### JOB
Copy out every line exactly, passing over the pictures.

### SUPPLIED RECORDS
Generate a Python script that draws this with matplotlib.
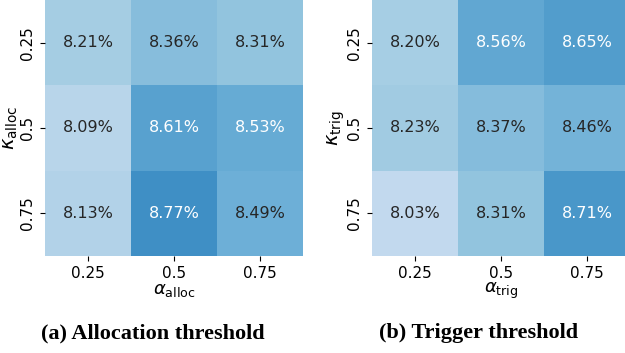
import numpy as np
import matplotlib
matplotlib.use("Agg")
import matplotlib.pyplot as plt
import seaborn as sns

ticks = ["0.25", "0.5", "0.75"]
alloc_vals = [[8.21, 8.36, 8.31],
              [8.09, 8.61, 8.53],
              [8.13, 8.77, 8.49]]
trig_vals = [[8.20, 8.56, 8.65],
             [8.23, 8.37, 8.46],
             [8.03, 8.31, 8.71]]
captions = ["(a) Allocation threshold", "(b) Trigger threshold"]
xlabels = [r"$\alpha_{\mathrm{alloc}}$", r"$\alpha_{\mathrm{trig}}$"]
ylabels = [r"$\kappa_{\mathrm{alloc}}$", r"$\kappa_{\mathrm{trig}}$"]

W, H = 625, 353
fig = plt.figure(figsize=(W / 100, H / 100), dpi=100)
plt.rcParams["mathtext.fontset"] = "dejavusans"

positions = [(45, 0, 258, 256), (372, 0, 258, 256)]
cap_x = [153, 479]
vmin, vmax = 7.5, 9.5

for i, vals in enumerate([alloc_vals, trig_vals]):
    x0, y0, w, h = positions[i]
    ax = fig.add_axes([x0 / W, 1 - (y0 + h) / H, w / W, h / H])
    arr = np.array(vals)
    sns.heatmap(arr, ax=ax, cmap="Blues", vmin=vmin, vmax=vmax, cbar=False,
                annot=False, xticklabels=ticks, yticklabels=ticks)
    for r in range(3):
        for c in range(3):
            v = arr[r, c]
            ax.text(c + 0.5, r + 0.5, f"{v:.2f}%", ha="center", va="center",
                    fontsize=11.5, color="white" if v >= 8.5 else "#262626")
    ax.tick_params(labelsize=11, length=3.5)
    ax.set_xlabel(xlabels[i], fontsize=13, labelpad=0)
    ax.set_ylabel(ylabels[i], fontsize=14, labelpad=0)
    plt.setp(ax.get_yticklabels(), rotation=90, va="center")
    plt.setp(ax.get_xticklabels(), rotation=0)
    fig.text(cap_x[i] / W, 1 - 333 / H, captions[i], ha="center", va="center",
             fontsize=16, fontweight="bold", family="Liberation Serif")

fig.savefig("out.png", dpi=100)
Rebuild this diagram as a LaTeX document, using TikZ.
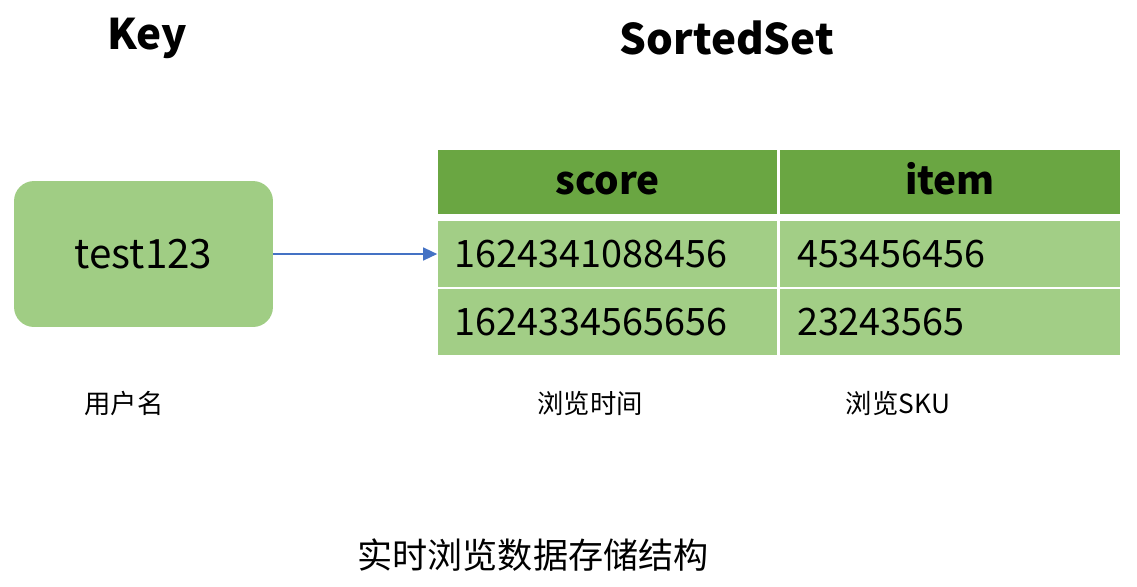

### SOLUTION FOR THIS EXERCISE
Generate a Python script that draws this with matplotlib.
import numpy as np
import matplotlib
matplotlib.use("Agg")
import matplotlib.pyplot as plt
import seaborn as sns

ticks = ["0.25", "0.5", "0.75"]
alloc_vals = [[8.21, 8.36, 8.31],
              [8.09, 8.61, 8.53],
              [8.13, 8.77, 8.49]]
trig_vals = [[8.20, 8.56, 8.65],
             [8.23, 8.37, 8.46],
             [8.03, 8.31, 8.71]]
captions = ["(a) Allocation threshold", "(b) Trigger threshold"]
xlabels = [r"$\alpha_{\mathrm{alloc}}$", r"$\alpha_{\mathrm{trig}}$"]
ylabels = [r"$\kappa_{\mathrm{alloc}}$", r"$\kappa_{\mathrm{trig}}$"]

W, H = 625, 353
fig = plt.figure(figsize=(W / 100, H / 100), dpi=100)
plt.rcParams["mathtext.fontset"] = "dejavusans"

positions = [(45, 0, 258, 256), (372, 0, 258, 256)]
cap_x = [153, 479]
vmin, vmax = 7.5, 9.5

for i, vals in enumerate([alloc_vals, trig_vals]):
    x0, y0, w, h = positions[i]
    ax = fig.add_axes([x0 / W, 1 - (y0 + h) / H, w / W, h / H])
    arr = np.array(vals)
    sns.heatmap(arr, ax=ax, cmap="Blues", vmin=vmin, vmax=vmax, cbar=False,
                annot=False, xticklabels=ticks, yticklabels=ticks)
    for r in range(3):
        for c in range(3):
            v = arr[r, c]
            ax.text(c + 0.5, r + 0.5, f"{v:.2f}%", ha="center", va="center",
                    fontsize=11.5, color="white" if v >= 8.5 else "#262626")
    ax.tick_params(labelsize=11, length=3.5)
    ax.set_xlabel(xlabels[i], fontsize=13, labelpad=0)
    ax.set_ylabel(ylabels[i], fontsize=14, labelpad=0)
    plt.setp(ax.get_yticklabels(), rotation=90, va="center")
    plt.setp(ax.get_xticklabels(), rotation=0)
    fig.text(cap_x[i] / W, 1 - 333 / H, captions[i], ha="center", va="center",
             fontsize=16, fontweight="bold", family="Liberation Serif")

fig.savefig("out.png", dpi=100)
Rebuild this diagram as a LaTeX document, using TikZ.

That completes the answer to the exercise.